By Jeff Linville -- Furniture Today, September 16, 2007

This fall's High Point Market will bring plenty of new styles in wood furniture as usual, and look for some hot trends in functionality, too.

When flat-panel TVs became more affordable a couple of years ago, manufacturers changed their living room designs to compensate. Home entertainment walls adapted to the rectangular, widescreen shape of the sets. Some companies admitted that they were stuck with old-fashioned TV armoires that just weren't selling anymore.

Bedroom pieces didn't change much at the time. Case goods makers said people had been using tube TVs in the bedroom for decades, and most people buying a flat-panel TV were using it in the living room with the old set going to the bedroom.

But as television prices have continued to fall, multiple flat panels are going into the home. This market, some manufacturers are addressing this trend with dressers and drawer chests that accommodate the new sets and related electronics.

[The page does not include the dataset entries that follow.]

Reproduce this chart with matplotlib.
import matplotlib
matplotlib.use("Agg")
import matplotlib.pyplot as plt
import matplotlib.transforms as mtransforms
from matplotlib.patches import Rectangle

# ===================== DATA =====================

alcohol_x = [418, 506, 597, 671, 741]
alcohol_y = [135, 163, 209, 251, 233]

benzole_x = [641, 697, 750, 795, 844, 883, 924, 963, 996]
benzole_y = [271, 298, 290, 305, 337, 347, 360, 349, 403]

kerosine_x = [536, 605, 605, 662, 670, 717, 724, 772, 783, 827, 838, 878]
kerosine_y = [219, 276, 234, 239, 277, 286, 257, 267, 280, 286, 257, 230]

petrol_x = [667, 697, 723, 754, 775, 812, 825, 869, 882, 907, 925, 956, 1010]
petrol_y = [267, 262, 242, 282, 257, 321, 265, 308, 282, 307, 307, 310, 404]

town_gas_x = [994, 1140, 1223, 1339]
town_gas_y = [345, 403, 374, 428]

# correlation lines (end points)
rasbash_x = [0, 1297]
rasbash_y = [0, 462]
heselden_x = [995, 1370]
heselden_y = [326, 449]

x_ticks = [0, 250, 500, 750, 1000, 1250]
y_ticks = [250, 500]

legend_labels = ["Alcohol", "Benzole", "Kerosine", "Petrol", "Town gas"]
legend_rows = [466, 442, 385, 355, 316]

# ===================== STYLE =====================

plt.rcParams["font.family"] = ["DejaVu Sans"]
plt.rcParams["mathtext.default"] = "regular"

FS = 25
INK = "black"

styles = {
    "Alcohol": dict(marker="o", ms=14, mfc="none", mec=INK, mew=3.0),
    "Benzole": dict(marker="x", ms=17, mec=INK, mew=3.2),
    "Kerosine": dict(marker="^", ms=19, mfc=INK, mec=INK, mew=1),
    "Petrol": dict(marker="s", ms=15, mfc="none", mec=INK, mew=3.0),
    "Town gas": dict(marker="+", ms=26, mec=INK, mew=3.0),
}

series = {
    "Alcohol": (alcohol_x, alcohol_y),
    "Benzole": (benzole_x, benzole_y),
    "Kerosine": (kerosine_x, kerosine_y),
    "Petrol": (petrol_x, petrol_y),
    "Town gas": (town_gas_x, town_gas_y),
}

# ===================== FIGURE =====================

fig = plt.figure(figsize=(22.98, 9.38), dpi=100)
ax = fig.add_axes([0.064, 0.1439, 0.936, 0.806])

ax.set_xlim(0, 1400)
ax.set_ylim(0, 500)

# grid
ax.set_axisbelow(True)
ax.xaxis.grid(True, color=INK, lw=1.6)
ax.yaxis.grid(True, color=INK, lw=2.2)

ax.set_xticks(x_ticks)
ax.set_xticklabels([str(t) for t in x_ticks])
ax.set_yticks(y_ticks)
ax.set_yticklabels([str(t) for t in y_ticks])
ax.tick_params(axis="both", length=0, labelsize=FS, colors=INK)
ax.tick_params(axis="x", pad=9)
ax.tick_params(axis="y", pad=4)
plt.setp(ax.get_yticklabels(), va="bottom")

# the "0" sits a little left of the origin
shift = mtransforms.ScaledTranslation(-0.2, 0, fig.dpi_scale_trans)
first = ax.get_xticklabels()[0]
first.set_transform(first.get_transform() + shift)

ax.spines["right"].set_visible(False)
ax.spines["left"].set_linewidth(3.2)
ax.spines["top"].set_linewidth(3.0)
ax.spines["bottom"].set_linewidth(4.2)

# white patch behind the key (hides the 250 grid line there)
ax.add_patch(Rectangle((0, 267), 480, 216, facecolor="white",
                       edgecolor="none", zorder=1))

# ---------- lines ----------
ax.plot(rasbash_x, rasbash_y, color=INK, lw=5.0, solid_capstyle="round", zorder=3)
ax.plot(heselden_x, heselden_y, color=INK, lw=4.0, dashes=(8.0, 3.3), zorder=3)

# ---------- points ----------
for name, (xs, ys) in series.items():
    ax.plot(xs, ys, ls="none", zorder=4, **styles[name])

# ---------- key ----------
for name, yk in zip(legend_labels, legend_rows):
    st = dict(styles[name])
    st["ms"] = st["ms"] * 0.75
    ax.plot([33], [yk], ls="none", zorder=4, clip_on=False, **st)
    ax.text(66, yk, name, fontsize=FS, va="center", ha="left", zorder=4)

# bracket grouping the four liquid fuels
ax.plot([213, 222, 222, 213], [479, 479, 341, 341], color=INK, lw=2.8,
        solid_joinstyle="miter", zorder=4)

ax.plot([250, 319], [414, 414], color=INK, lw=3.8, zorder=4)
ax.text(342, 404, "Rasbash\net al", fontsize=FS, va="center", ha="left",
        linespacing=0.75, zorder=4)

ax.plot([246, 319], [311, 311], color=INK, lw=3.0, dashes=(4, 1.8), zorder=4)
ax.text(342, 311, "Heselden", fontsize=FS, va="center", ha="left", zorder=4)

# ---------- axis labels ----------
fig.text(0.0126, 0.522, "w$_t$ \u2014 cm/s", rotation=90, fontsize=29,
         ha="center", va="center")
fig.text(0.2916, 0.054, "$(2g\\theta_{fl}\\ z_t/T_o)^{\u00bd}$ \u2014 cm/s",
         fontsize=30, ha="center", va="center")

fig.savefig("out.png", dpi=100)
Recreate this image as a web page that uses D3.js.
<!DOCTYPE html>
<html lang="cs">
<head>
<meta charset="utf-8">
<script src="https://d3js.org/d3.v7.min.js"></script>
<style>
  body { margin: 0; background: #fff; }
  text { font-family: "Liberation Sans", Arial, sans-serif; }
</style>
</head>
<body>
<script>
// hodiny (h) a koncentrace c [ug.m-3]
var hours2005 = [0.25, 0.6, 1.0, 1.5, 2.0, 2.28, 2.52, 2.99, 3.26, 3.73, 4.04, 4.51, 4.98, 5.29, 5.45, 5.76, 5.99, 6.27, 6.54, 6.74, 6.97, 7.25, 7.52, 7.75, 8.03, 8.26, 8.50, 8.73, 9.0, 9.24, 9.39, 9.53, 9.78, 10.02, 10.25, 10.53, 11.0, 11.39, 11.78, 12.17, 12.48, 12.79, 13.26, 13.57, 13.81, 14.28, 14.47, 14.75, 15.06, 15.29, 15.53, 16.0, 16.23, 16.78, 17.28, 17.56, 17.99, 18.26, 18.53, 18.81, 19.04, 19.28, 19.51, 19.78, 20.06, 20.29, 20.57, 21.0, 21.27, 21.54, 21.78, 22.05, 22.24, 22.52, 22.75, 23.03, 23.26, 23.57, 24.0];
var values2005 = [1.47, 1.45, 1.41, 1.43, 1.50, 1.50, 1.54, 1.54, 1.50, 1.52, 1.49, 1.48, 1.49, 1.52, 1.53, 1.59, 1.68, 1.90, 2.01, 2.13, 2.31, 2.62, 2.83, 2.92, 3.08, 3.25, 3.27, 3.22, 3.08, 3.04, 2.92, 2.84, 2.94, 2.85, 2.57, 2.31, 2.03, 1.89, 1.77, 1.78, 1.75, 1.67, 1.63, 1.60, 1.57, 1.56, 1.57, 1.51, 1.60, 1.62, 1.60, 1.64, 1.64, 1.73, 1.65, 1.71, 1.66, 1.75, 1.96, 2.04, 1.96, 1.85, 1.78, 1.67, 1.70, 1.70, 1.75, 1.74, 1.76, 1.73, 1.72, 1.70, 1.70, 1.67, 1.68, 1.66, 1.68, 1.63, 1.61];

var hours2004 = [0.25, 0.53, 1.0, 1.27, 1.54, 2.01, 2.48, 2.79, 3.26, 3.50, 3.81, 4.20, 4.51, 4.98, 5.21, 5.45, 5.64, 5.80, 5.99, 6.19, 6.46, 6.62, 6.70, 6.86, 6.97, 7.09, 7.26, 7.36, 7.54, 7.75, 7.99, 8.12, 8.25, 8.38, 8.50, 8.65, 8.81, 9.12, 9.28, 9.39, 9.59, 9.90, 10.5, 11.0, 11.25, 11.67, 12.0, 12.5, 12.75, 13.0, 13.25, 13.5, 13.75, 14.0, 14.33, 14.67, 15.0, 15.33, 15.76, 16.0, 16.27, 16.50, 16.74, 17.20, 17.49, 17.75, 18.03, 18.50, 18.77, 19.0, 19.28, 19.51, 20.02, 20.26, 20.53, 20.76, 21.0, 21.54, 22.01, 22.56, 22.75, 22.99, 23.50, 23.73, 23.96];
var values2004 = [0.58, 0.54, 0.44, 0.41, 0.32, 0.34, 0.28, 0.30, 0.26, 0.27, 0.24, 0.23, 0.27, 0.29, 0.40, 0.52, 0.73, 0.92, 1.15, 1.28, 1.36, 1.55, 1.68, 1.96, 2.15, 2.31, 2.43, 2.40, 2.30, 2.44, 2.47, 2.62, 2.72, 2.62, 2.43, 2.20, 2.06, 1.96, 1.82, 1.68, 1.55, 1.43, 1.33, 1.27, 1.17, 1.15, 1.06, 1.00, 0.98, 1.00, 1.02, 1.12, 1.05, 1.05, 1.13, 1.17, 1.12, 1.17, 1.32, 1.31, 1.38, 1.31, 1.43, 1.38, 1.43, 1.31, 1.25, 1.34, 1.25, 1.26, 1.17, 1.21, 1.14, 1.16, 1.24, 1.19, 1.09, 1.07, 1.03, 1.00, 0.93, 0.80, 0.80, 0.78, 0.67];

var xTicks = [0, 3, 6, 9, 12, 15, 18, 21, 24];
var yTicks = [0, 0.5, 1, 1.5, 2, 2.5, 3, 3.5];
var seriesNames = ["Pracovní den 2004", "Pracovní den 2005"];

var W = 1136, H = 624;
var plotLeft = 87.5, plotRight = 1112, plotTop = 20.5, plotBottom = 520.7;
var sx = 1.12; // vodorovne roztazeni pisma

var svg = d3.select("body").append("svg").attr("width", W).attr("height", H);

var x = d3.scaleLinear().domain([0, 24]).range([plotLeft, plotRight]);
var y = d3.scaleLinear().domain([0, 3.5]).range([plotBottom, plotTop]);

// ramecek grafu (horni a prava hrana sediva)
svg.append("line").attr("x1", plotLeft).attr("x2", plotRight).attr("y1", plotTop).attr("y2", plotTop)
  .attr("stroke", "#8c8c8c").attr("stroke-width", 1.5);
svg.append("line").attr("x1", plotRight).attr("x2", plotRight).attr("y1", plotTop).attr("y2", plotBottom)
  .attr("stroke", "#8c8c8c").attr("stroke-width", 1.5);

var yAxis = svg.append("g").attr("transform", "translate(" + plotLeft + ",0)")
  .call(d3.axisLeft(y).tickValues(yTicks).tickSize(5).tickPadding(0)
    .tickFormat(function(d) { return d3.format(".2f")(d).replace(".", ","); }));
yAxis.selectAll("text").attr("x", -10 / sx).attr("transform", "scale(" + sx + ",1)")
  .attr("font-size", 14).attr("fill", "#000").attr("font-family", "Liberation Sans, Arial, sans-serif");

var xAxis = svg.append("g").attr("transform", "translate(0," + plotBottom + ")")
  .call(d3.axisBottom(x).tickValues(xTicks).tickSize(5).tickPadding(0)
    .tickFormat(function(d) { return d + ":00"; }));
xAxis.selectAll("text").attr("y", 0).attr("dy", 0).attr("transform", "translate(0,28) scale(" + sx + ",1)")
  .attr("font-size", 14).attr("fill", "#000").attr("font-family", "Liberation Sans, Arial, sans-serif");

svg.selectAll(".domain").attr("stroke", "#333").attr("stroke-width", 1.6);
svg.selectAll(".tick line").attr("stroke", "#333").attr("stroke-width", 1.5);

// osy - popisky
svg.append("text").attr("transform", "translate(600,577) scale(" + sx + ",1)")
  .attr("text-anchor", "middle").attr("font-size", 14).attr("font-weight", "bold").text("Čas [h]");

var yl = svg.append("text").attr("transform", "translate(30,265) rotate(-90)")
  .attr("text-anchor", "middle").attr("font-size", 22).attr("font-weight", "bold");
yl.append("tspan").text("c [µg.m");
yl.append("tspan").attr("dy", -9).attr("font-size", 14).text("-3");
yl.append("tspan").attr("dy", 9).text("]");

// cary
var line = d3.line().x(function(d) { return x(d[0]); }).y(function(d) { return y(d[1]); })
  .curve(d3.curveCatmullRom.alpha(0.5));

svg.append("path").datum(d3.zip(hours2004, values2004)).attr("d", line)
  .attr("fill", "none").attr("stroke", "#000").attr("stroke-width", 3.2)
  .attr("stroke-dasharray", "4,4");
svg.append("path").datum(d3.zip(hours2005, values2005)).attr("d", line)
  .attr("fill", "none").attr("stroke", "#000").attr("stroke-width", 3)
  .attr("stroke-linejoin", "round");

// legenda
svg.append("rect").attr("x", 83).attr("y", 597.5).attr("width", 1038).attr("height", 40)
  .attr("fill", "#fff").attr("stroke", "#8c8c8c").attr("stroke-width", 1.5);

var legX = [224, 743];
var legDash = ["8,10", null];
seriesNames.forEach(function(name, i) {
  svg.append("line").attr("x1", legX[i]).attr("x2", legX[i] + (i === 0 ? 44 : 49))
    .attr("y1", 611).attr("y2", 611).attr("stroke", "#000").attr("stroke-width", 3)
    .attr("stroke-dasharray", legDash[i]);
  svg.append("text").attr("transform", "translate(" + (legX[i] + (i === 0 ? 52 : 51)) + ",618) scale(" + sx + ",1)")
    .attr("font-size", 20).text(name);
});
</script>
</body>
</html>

For example, the top drawer of a case piece might have a drop-front function to allow access to a DVD player, cable box or satellite receiver. Wire management holes in the back allow cables to be attached.

At premarket here in August, companies showing such functional pieces included Stanley, with its American Perspective collection, and SLF, with Newport. Hooker's Chatham offers similar functionality on a nightstand, but is more geared for use as a pullout laptop desk, similar to the company's writing desks.

Kincaid's new 27-piece Carrington Hall group goes a one step further in bedroom entertainment. A patent-pending media bureau has a landscape mirror that hides a flat-panel TV. When the unit comes on, the screen lights up and becomes visible through the glass.

Another trend in function this market is the use of underneath drawer glides. While many traditional case goods producers stand by the time-tested wood-on-wood guides mounted on the sides of the drawers, more are switching to hardware using ball bearings and mounted on the drawer bottom. Proponents say the feature makes drawers easier to open with one hand — by a mom holding laundry with the other hand, for example — and that the glides are invisible, smooth and self-closing in the last inch.

The function was especially popular in youth furniture at the All Baby and Child Expo in Las Vegas earlier this month. Expect to see it more in High Point.